Slow Cooker Stuffing
This crockpot stuffing is an easy way to make extra stuffing for a large crowd — and it frees up stove space because it cooks in a slow cooker. This recipe is designed for use in a standard 4-quart slow cooker and is very tasty and moist!
Crock-Pot Stuffing Ingredients
These are the ingredients you’ll need to make this homemade Crock-Pot stuffing recipe:
· Butter: This slow cooker stuffing recipe starts with vegetables sautéed in butter.
· Vegetables: You’ll need onions, celery, and mushrooms.
· Parsley: Fresh parsley adds a pop of color and flavor.
· Bread: Opt for slightly stale bread cut into cubes.
· Spices and seasonings: This slow cooker stuffing is flavored with salt, dried sage, poultry seasoning, dried thyme, dried marjoram, and ground black pepper.
· Broth: Use store-bought or homemade chicken broth.
· Eggs: Whole eggs lend moisture and help hold the stuffing together.
How to Make Stuffing In a Crock-Pot
You’ll find the full, step-by-step recipe below — but here’s a brief overview of what you can expect when you make slow cooker stuffing:
1. Sauté the vegetables.
2. Spoon the cooked vegetables over the bread and season.
3. Moisten with broth, then add the eggs.
4. Transfer the mixture to a slow cooker and cook.

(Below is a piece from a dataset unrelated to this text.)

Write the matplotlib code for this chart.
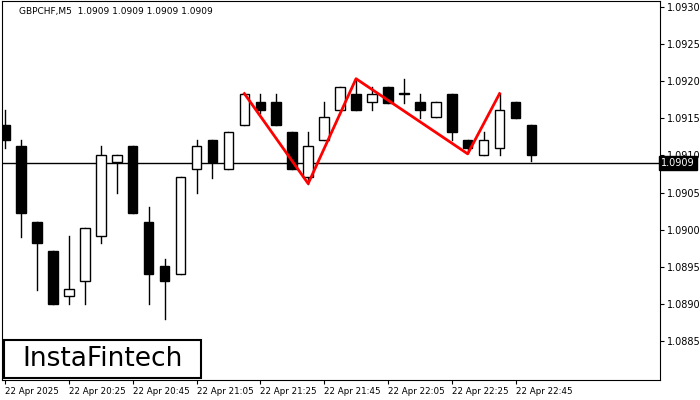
import matplotlib
matplotlib.use("Agg")
import matplotlib.pyplot as plt
from matplotlib.patches import Rectangle

# OHLC per M5 candle, starting 20:05
opens = [1.09141, 1.09112, 1.09011, 1.08971, 1.08911, 1.08931, 1.08991, 1.09091, 1.09112, 1.09011,
         1.08951, 1.08940, 1.09081, 1.09121, 1.09081, 1.09141, 1.09172, 1.09172, 1.09132, 1.09071,
         1.09121, 1.09161, 1.09183, 1.09172, 1.09192, 1.09183, 1.09172, 1.09152, 1.09183, 1.09121,
         1.09101, 1.09110, 1.09172, 1.09141]
highs = [1.09161, 1.09121, 1.09011, 1.08971, 1.08991, 1.09002, 1.09112, 1.09101, 1.09112, 1.09031,
         1.08960, 1.09071, 1.09121, 1.09121, 1.09132, 1.09183, 1.09183, 1.09183, 1.09132, 1.09132,
         1.09172, 1.09192, 1.09203, 1.09192, 1.09192, 1.09203, 1.09183, 1.09172, 1.09183, 1.09121,
         1.09132, 1.09183, 1.09172, 1.09141]
lows = [1.09110, 1.08990, 1.08919, 1.08900, 1.08900, 1.08900, 1.08982, 1.09050, 1.09022, 1.08900,
        1.08880, 1.08940, 1.09050, 1.09070, 1.09081, 1.09141, 1.09157, 1.09141, 1.09081, 1.09062,
        1.09121, 1.09161, 1.09161, 1.09161, 1.09171, 1.09171, 1.09150, 1.09152, 1.09121, 1.09104,
        1.09101, 1.09101, 1.09150, 1.09093]
closes = [1.09120, 1.09022, 1.08982, 1.08900, 1.08920, 1.09002, 1.09101, 1.09101, 1.09022, 1.08940,
          1.08931, 1.09071, 1.09112, 1.09091, 1.09132, 1.09183, 1.09161, 1.09141, 1.09081, 1.09112,
          1.09152, 1.09192, 1.09161, 1.09183, 1.09171, 1.09183, 1.09161, 1.09172, 1.09132, 1.09110,
          1.09121, 1.09161, 1.09150, 1.09100]

# triple top pattern line
zig_idx = [15, 19, 22, 29, 31]
zig_price = [1.09183, 1.09062, 1.09203, 1.09102, 1.09183]

last_price = 1.0909
y_ticks = [1.0885, 1.0890, 1.0895, 1.0900, 1.0905, 1.0910, 1.0915, 1.0920, 1.0925, 1.0930]
x_tick_idx = [0, 4, 8, 12, 16, 20, 24, 28, 32]
x_tick_labels = ["22 Apr 2025", "22 Apr 20:25", "22 Apr 20:45", "22 Apr 21:05", "22 Apr 21:25",
                 "22 Apr 21:45", "22 Apr 22:05", "22 Apr 22:25", "22 Apr 22:45"]

ymin, ymax = 1.087980, 1.093072

fig = plt.figure(figsize=(7, 4), dpi=100)
ax = fig.add_axes([0.003, 0.05, 0.94, 0.947])
w = 0.6
for i in range(len(opens)):
    o, h, l, c = opens[i], highs[i], lows[i], closes[i]
    ax.plot([i, i], [l, h], color="black", lw=1, zorder=2)
    bull = c >= o
    bot = min(o, c)
    ht = max(abs(c - o), 0.000003)
    ax.add_patch(Rectangle((i - w / 2, bot), w, ht, facecolor="white" if bull else "black",
                           edgecolor="black", lw=1, zorder=3))

ax.axhline(last_price, color="black", lw=1, zorder=1)
ax.plot(zig_idx, zig_price, color="#ff0000", lw=2, zorder=4)

ax.set_xlim(-3 / 16, 657 / 16)
ax.set_ylim(ymin, ymax)
ax.yaxis.tick_right()
ax.set_yticks(y_ticks)
ax.set_yticklabels([f"{v:.4f}" for v in y_ticks], fontsize=7)
ax.set_xticks(x_tick_idx)
ax.set_xticklabels(x_tick_labels, fontsize=6.3, ha="left")
ax.tick_params(length=3, pad=2)

ax.text(1.002, (last_price - ymin) / (ymax - ymin), f"{last_price:.4f}",
        transform=ax.transAxes, fontsize=7, color="white", va="center", ha="left", zorder=10,
        bbox=dict(facecolor="black", edgecolor="black", pad=1.5))
ax.text(0.025, 0.985, "GBPCHF,M5  1.0909 1.0909 1.0909 1.0909", transform=ax.transAxes,
        fontsize=6.5, va="top", ha="left")

ax.add_patch(Rectangle((0.003, 0.005), 0.3, 0.1, transform=ax.transAxes, facecolor="white",
                       edgecolor="black", lw=1.5, zorder=5))
ax.text(0.153, 0.055, "InstaFintech", transform=ax.transAxes, fontsize=19, ha="center",
        va="center", zorder=6)

fig.savefig("out.png", dpi=100)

Can You Make This Stuffing In the Oven?
Yes. Prepare the stuffing as directed using the total amount of broth. Transfer to a 9×13-inch baking dish or another large casserole dish. Bake, uncovered, at 350 degrees F (175 degrees C) for 45 minutes to 1 hour.
How to Store and Freeze Slow Cooker Stuffing
Store the leftovers in an airtight container in the fridge for up to four days. Reheat gently in the microwave or in the oven. To freeze, transfer the stuffing to zip-top freezer bags or another freezer-safe container. Wrap in a layer of foil for extra protection. Freeze for three to six months.

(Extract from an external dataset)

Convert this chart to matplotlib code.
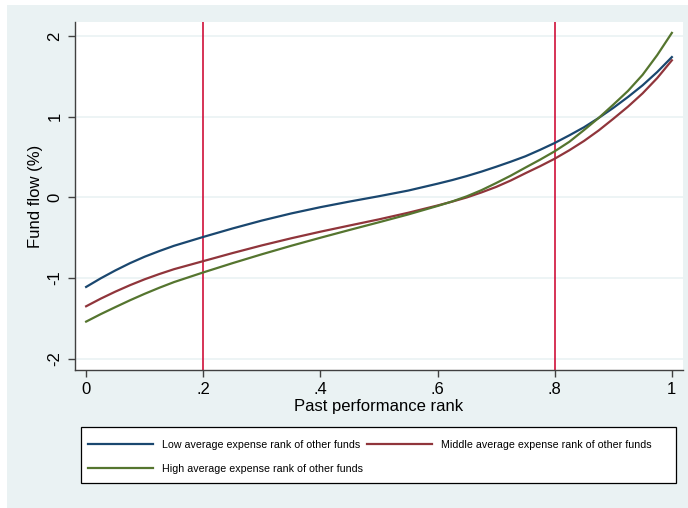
import matplotlib
matplotlib.use("Agg")
import matplotlib.pyplot as plt
from matplotlib.patches import Rectangle

plt.rcParams['font.family'] = ['Liberation Sans', 'DejaVu Sans']

# 数据
rank = [0.0, 0.025, 0.05, 0.075, 0.1, 0.125, 0.15, 0.2, 0.25, 0.3, 0.35, 0.4, 0.45, 0.5,
        0.55, 0.6, 0.625, 0.65, 0.675, 0.7, 0.725, 0.75, 0.775, 0.8,
        0.825, 0.85, 0.875, 0.9, 0.925, 0.95, 0.975, 1.0]
flow_low = [-1.11, -1.003, -0.905, -0.815, -0.735, -0.665, -0.60, -0.49, -0.385, -0.287, -0.199,
            -0.121, -0.051, 0.015, 0.085, 0.17, 0.215, 0.265, 0.32, 0.38, 0.443, 0.51, 0.59,
            0.675, 0.77, 0.87, 0.985, 1.11, 1.245, 1.39, 1.555, 1.74]
flow_mid = [-1.35, -1.255, -1.168, -1.088, -1.015, -0.95, -0.89, -0.79, -0.69, -0.595, -0.507,
            -0.425, -0.348, -0.272, -0.19, -0.10, -0.052, 0.0, 0.062, 0.13, 0.21, 0.30, 0.387,
            0.48, 0.585, 0.70, 0.83, 0.975, 1.125, 1.29, 1.48, 1.70]
flow_high = [-1.54, -1.447, -1.36, -1.275, -1.195, -1.12, -1.05, -0.93, -0.815, -0.705, -0.60,
             -0.50, -0.403, -0.308, -0.211, -0.106, -0.05, 0.014, 0.09, 0.178, 0.27, 0.37, 0.468,
             0.572, 0.69, 0.835, 0.985, 1.15, 1.32, 1.52, 1.765, 2.04]
vlines = [0.2, 0.8]
labels = ['Low average expense rank of other funds',
          'Middle average expense rank of other funds',
          'High average expense rank of other funds']
xticks = [0, 0.2, 0.4, 0.6, 0.8, 1.0]
xticklabels = ['0', '.2', '.4', '.6', '.8', '1']
yticks = [-2, -1, 0, 1, 2]

W, H = 688, 508
fig = plt.figure(figsize=(W / 100, H / 100), dpi=100)
bg = '#EAF2F3'
fig.patches.append(Rectangle((7 / W, 0), 1 - 7 / W, 1 - 5 / H, transform=fig.transFigure,
                             facecolor=bg, edgecolor='none', zorder=-10))

ax = fig.add_axes([75 / W, 1 - 370 / H, 608 / W, 348 / H])
ax.set_facecolor('white')

for y in yticks:
    ax.axhline(y, color=bg, lw=1.2, zorder=0)
for v in vlines:
    ax.axvline(v, color='#D0103A', lw=1.2, zorder=1)

l1, = ax.plot(rank, flow_low, color='#1A476F', lw=1.6, zorder=3)
l2, = ax.plot(rank, flow_mid, color='#90353B', lw=1.6, zorder=3)
l3, = ax.plot(rank, flow_high, color='#55752F', lw=1.6, zorder=3)

ax.set_xlim(-0.019, 1.019)
ax.set_ylim(-2.14, 2.175)
ax.set_xticks(xticks)
ax.set_xticklabels(xticklabels)
ax.set_yticks(yticks)
ax.set_yticklabels([str(t) for t in yticks], rotation=90, va='center')

for s in ['top', 'right']:
    ax.spines[s].set_visible(False)
for s in ['left', 'bottom']:
    ax.spines[s].set_color('#404040')
    ax.spines[s].set_linewidth(1.0)
ax.tick_params(axis='both', direction='out', length=5, width=1, color='#404040',
               labelsize=12, pad=4)

ax.set_xlabel('Past performance rank', fontsize=12, labelpad=1)
ax.set_ylabel('Fund flow (%)', fontsize=12, labelpad=3)

# 图例框
fig.patches.append(Rectangle((81 / W, 1 - 483 / H), 595 / W, 56 / H, transform=fig.transFigure,
                             facecolor='white', edgecolor='black', lw=0.9, zorder=-5))
# 图例（按行排列：低、中 / 高）
fig.legend([l1, l3, l2], [labels[0], labels[2], labels[1]], ncol=2,
           loc='upper left', bbox_to_anchor=(81 / W, 1 - 433 / H),
           borderaxespad=0, fontsize=7.7, frameon=False, handlelength=6.1,
           handletextpad=0.8, labelspacing=1.3, borderpad=0.65, columnspacing=0.4)

fig.savefig('out.png', dpi=100)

Allrecipes Community Tips and Praise
“I don’t need Thanksgiving or Christmas or any holiday to make stuffing,” according to FLYINGSCOT4. “This recipe goes great with turkey, pork, chicken or just about anything!”
“Delicious,” raves CookingIsArt. “I made the recipe as stated and it was so darn good. It is rich, so smaller portions are perfectly fine. We loved it and I will make this recipe again. Next time I might experiment with portobello mushrooms in this recipe.”
“Super easy way to make stuffing, especially when you have so many other things to cook for a holiday meal,” says mrsg0327. “Be very aware of how much you are making because that significantly impacts cooking time and the amount of moisture you need.”
Editorial contributions by Corey Williams
- 1 cup butter
- 2 cups chopped onion
- 2 cups chopped celery
- 12 ounces sliced mushrooms
- ¼ cup chopped fresh parsley
- 12 cups dry bread cubes
- 1 ½ teaspoons salt
- 1 ½ teaspoons dried sage
- 1 teaspoon poultry seasoning
- 1 teaspoon dried thyme
- ½ teaspoon dried marjoram
- ½ teaspoon ground black pepper
- 4 ½ cups chicken broth, or as needed
- 2 large eggs, beaten
Melt butter in a skillet over medium heat. Cook and stir onion, celery, mushroom, and parsley in butter until slightly softened, 5 to 8 minutes.
Place bread cubes in a very large mixing bowl. Spoon cooked vegetables over bread cubes. Season with salt, sage, poultry seasoning, thyme, marjoram, and pepper. Pour in enough broth to moisten, then mix in eggs. Transfer mixture to a slow cooker.
Cover and cook on High for 45 minutes, then reduce heat to Low and cook for 4 to 8 hours.